Several hon. Members made the point that the quality of contact as well as the quantity of contact matters. It seems to be unarguable that getting the police out there into buildings where thousands of people are likely to be is a better way of making that contact than simply being inside a traditional big-building police station.
There is a proposal that throughout the entirety of my constituency police station hours will be reduced to 9 to 5. The matter also involves perception. The people of Tottenham do not want officers coming into the constituency from outside. They want officers based in the constituency for reasons that were echoed time and again after the riots in the summer of 2011. The issue is not just about a 9-to-5 operation; it is about visible policing on the ground in constituencies such as mine.
Indeed, and as the right hon. Gentleman knows, one part of the MOPAC plan is to increase the number of police constables, so there will be more visible policing. The background that the right hon. Member for Delyn mentioned in passing—he is honest enough to know that it must be the background to the debate—is that crime is falling, but someone coming to this debate cold would not recognise that fact from the tenor of the debate so far. It is a straightforward fact that crime is falling, and that includes a 3% reduction in police recorded crime in the Metropolitan police area in the first two years of this Government between 2010 and 2012. That refutes any suggestion that reduced budgets and fewer officers inevitably make the public less safe.
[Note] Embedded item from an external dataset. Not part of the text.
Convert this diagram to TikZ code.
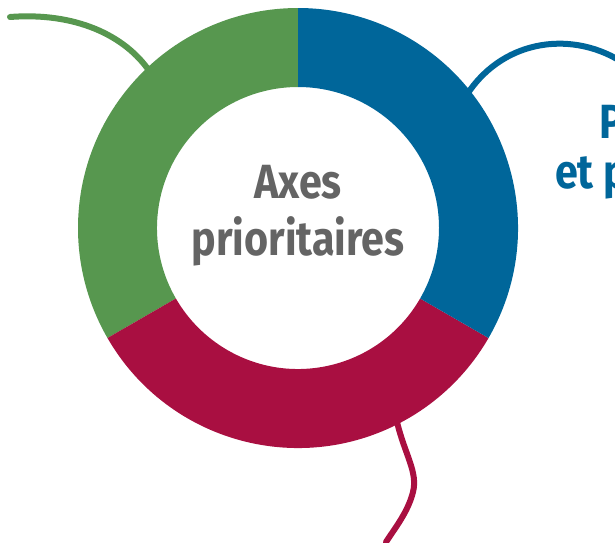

Does the Minister accept that the reporting of crime at police counters or contact points is marginal to the argument that most of us have about the police presence in the community? People want safer neighbour teams and police to be rooted in their neighbourhoods so that they do not end up having to report to a police station at the far end of the borough and, as is usually the case, the most deprived neighbourhoods are left behind.
I have just addressed that point. There are two things: the response to crime and preventing it, and the quality of day-to-day contact. That is why finding innovative ways of placing the police regularly in parts of the community where thousands of people go may prove to be a better way of establishing those contacts than the traditional way. I have seen that in action. The other week, I was in Newport in Gwent visiting a mobile police station in a supermarket car park. People of all ages and from all backgrounds were coming up and talking to the police naturally. That is extremely important.
The matter must also be looked at against the background of falling crime. Crime in Harrow—the hon. Member for Harrow West (Mr Thomas) introduced the debate—is down by 1.6%. We heard an impassioned speech from the hon. Member for Hammersmith (Mr Slaughter) who must be aware that crime in Hammersmith and Fulham over the past year is down by 4.7%. In the interests of fairness, it is important to put that context in place, because the Metropolitan police are doing an extremely successful job in vast parts of the city.
I shall deal with one or two of the detailed points that have been made. Various funds that were mentioned have been rolled into the community safety fund, which is worth £90 million in 2013-14. The allocation of that within individual budgets is the responsibility of local areas, and in London the deputy Mayor. A point was made about abstraction of police constables, and overall the Met intends to increase the number of police constables.
The right hon. Member for Leicester East (Keith Vaz) asked about the use of dead children’s identities, which of course shocked all of us—
Order. I am sorry, but our time is up. We now move on to our next debate.